Makiya Davis-Bramble
In 2023 Makiya curated the exhibit ‘Indo + Caribbean: The Creation of a Culture’ at London Museum Docklands, which explored the history of Indian Indentureship after slavery. Currently undertaking PhD study into Colourism in the Caribbean, her working practice looks at highlighting the impacts of empire within the region.

Jean Joseph
She works across a range of media, crossing the boundaries of dimension and form, influencing application in approaching subject matter – socio-historical, built and natural environments. Her creative and curatorial grounding is underpinned by a sense of un/belonging between Africa, the Americas and Britain. Within this triangle, her background in spatial design and architecture can emerge.
Jean has worked with several artists, such as: Lemi Ghariokwu, designer of Fela Kuti’s most pioneering albums, and photographer James Barnor, and within institutions, from London Museum to various schools and communities.
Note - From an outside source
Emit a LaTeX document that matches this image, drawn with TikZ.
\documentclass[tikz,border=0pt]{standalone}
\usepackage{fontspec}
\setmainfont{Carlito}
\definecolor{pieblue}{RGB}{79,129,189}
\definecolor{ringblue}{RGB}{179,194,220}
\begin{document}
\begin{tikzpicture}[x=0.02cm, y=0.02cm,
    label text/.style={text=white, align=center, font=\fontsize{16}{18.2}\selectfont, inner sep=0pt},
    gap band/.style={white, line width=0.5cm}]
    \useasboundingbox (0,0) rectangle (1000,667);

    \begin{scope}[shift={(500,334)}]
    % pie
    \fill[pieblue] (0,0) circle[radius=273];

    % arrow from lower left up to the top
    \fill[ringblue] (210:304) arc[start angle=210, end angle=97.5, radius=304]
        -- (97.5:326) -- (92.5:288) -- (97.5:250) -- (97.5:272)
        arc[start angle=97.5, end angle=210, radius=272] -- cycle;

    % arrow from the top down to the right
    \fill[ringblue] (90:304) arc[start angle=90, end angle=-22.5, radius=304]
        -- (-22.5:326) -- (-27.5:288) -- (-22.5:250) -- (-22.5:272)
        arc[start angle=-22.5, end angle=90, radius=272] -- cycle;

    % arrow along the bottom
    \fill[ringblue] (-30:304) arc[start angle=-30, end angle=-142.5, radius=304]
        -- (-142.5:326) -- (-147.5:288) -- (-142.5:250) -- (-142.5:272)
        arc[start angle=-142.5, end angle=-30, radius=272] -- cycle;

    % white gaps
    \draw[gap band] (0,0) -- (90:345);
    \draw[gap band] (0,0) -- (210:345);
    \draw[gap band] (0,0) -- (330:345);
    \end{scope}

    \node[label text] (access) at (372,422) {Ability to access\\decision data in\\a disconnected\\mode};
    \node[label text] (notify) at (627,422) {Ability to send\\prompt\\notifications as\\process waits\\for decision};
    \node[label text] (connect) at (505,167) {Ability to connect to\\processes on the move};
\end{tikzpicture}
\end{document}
Jean describes her earliest series in photo-collage, incorporating plasterboard and other media as painted ‘de-constructions’. Later work – notably, We’ve Already Paid: Journeys & Kinship at arc Gallery, introduced sugar cane paper – derived from the mono-crop of transatlantic enslavement. This has been viewed and discussed in respective iterations into the 2000s. Joseph has explored further: from plaster casts to fibre, to drive narrative. In 2023 as Artmaroon and co-founder of EARTHworks Artists’ Collective, she collaborated with University of Bristol to exhibit On Freedom: Whose Story? Whose Lens?
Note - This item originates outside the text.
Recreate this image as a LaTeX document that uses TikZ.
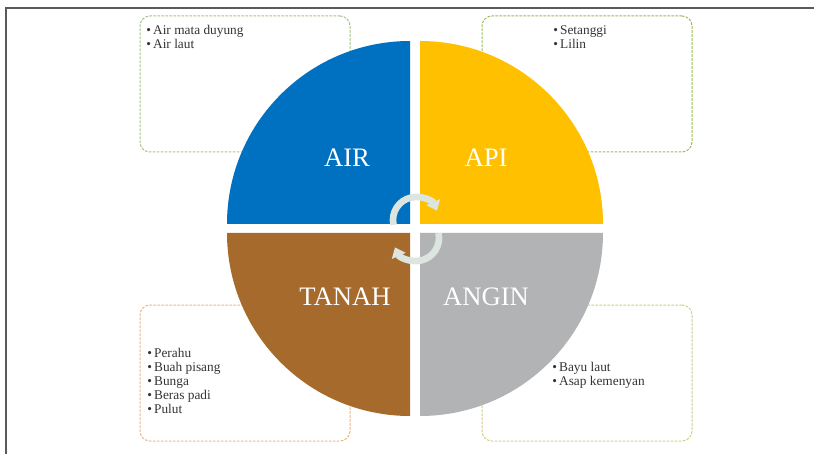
\documentclass[tikz,border=0pt]{standalone}
\usepackage{fontspec}
\setmainfont{Liberation Serif}
\usetikzlibrary{arrows.meta}
\definecolor{biru}{HTML}{0070C0}
\definecolor{kuning}{HTML}{FFC000}
\definecolor{coklat}{HTML}{A66B2C}
\definecolor{kelabu}{HTML}{B2B3B5}
\definecolor{hijaumuda}{HTML}{A6C28C}
\definecolor{hijau}{HTML}{9BBB59}
\definecolor{jingga}{HTML}{F2B37C}
\definecolor{zaitun}{HTML}{D3CF78}
\definecolor{warnapanah}{HTML}{DDE5E1}
\definecolor{bingkai}{HTML}{5A5A5A}
\begin{document}
\begin{tikzpicture}[x=0.75pt, y=0.75pt,
		kotak/.style={draw, line width=0.75pt, dash pattern=on 2pt off 1pt, rounded corners=7.5pt, minimum width=157.5pt, minimum height=102pt, inner sep=0pt},
		senarai/.style={anchor=north west, align=left, inner sep=0pt, font=\fontsize{10}{10.5}\selectfont, text=black!80},
		tajuk/.style={text=white, font=\fontsize{20}{24}\selectfont},
		panah/.style={line width=5pt, warnapanah, -{Triangle[width=11pt,length=7pt]}}]
		\useasboundingbox (0,0) rectangle (814,454);
		\draw[bingkai, line width=1.5pt] (6,0) |- (814,446);
		
		% kotak senarai
		\node[kotak, draw=hijaumuda] (kotakair) at (245,370) {};
		\node[kotak, draw=hijau] (kotakapi) at (587,370) {};
		\node[kotak, draw=jingga] (kotaktanah) at (245,81) {};
		\node[kotak, draw=zaitun] (kotakangin) at (587,81) {};
		
		% sukuan bulatan
		\fill[biru] (410,230) -- ++(-183,0) arc[start angle=180, end angle=90, radius=183] -- cycle;
		\fill[kuning] (420,230) -- ++(0,183) arc[start angle=90, end angle=0, radius=183] -- cycle;
		\fill[coklat] (410,221) -- ++(-183,0) arc[start angle=180, end angle=270, radius=183] -- cycle;
		\fill[kelabu] (420,221) -- ++(183,0) arc[start angle=0, end angle=-90, radius=183] -- cycle;
		
		\node[tajuk] (air) at (347,296) {AIR};
		\node[tajuk] (api) at (486,296) {API};
		\node[tajuk] (tanah) at (345,157) {TANAH};
		\node[tajuk] (angin) at (486,157) {ANGIN};
		
		% anak panah tengah
		\draw[panah] ([shift={(192:23)}]416,234) arc[start angle=192, end angle=24, radius=23];
		\draw[panah] ([shift={(12:23)}]416,216) arc[start angle=12, end angle=-156, radius=23];
		
		% isi senarai
		\node[senarai] (senaraiair) at (146,429) {•\,Air mata duyung\\•\,Air laut};
		\node[senarai] (senaraiapi) at (553,429) {•\,Setanggi\\•\,Lilin};
		\node[senarai] (senaraitanah) at (147,106) {•\,Perahu\\•\,Buah pisang\\•\,Bunga\\•\,Beras padi\\•\,Pulut};
		\node[senarai] (senaraiangin) at (552,92) {•\,Bayu laut\\•\,Asap kemenyan};
		
	\end{tikzpicture}
\end{document}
Ongoing projects position environment at epicentre, counterbalancing industrial and climactic effects with cultural symbology, nature’s repair, arboreal legacies and dispersed ancestry.

Michael McMillan
Best known for his beloved and much praised, The West Indian Front Room, which was the Geffrye Museum’s successful exhibition (2005-06), it has since been iterated in the Netherlands, Curacao, Johannesburg, Arles and Toronto inspired the BBC4 documentary Tales from the Front Room (2007), part of Life Between Islands: Caribbean-British Art 1950s-Now (Tate Britain 2021-22, Art Gallery of Ontario, Toronto 2022-23), and the basis of his book, The Front Room: Diaspora migrant Aesthetics in the Home (Lund Humphries 2023). The Front Room is also permanently at the Museum of the Home (formerly the Geffrye Museum) where Waiting for myself to appear his triptych film installation produced in collaboration with Dubmorphology is also on permanent display. Other work includes: Sonic Vibrations: Sound systems, lovers rock and dub, Walking in the Wake, a short produced for the Estuary Fesitval 2021,and I Miss My Mum’s Cookin’, which was nominated for a Brighton Fringe award.
McMillan has the first Arts Doctorate from Middlesex University (2010), and is currently an Associate Lecturer in Cultural & Historical Studies at London College of Fashion (UAL), and VIAD Senior Research Associate at University of Johannesburg.

Gaynor Tutani
She integrates her passions for arts, culture, community and education into exhibitions, events and art commentary. Her speciality is in public programming – hosting live performances, talks, interviews and poetry programs of which she extends as part of her practice as Programmes Curator and Producer at Museum of the Home. Working across the Creative Programmes and Collections & Curatorial team, as well as the Commercial division, her role centres on aligning the Museum’s programming within the core values and vision of engaging with the museum communities through fundraising and programming that interrogates critical societal issues via an artistic lens.
Gaynor co-founded EARTHworks[artists], a curatorial duo focused on fostering intergenerational creative collaborations. She holds a BA in History and the History of Ideas and an MA in Museum Cultures with Curating, specialising in decolonial approaches.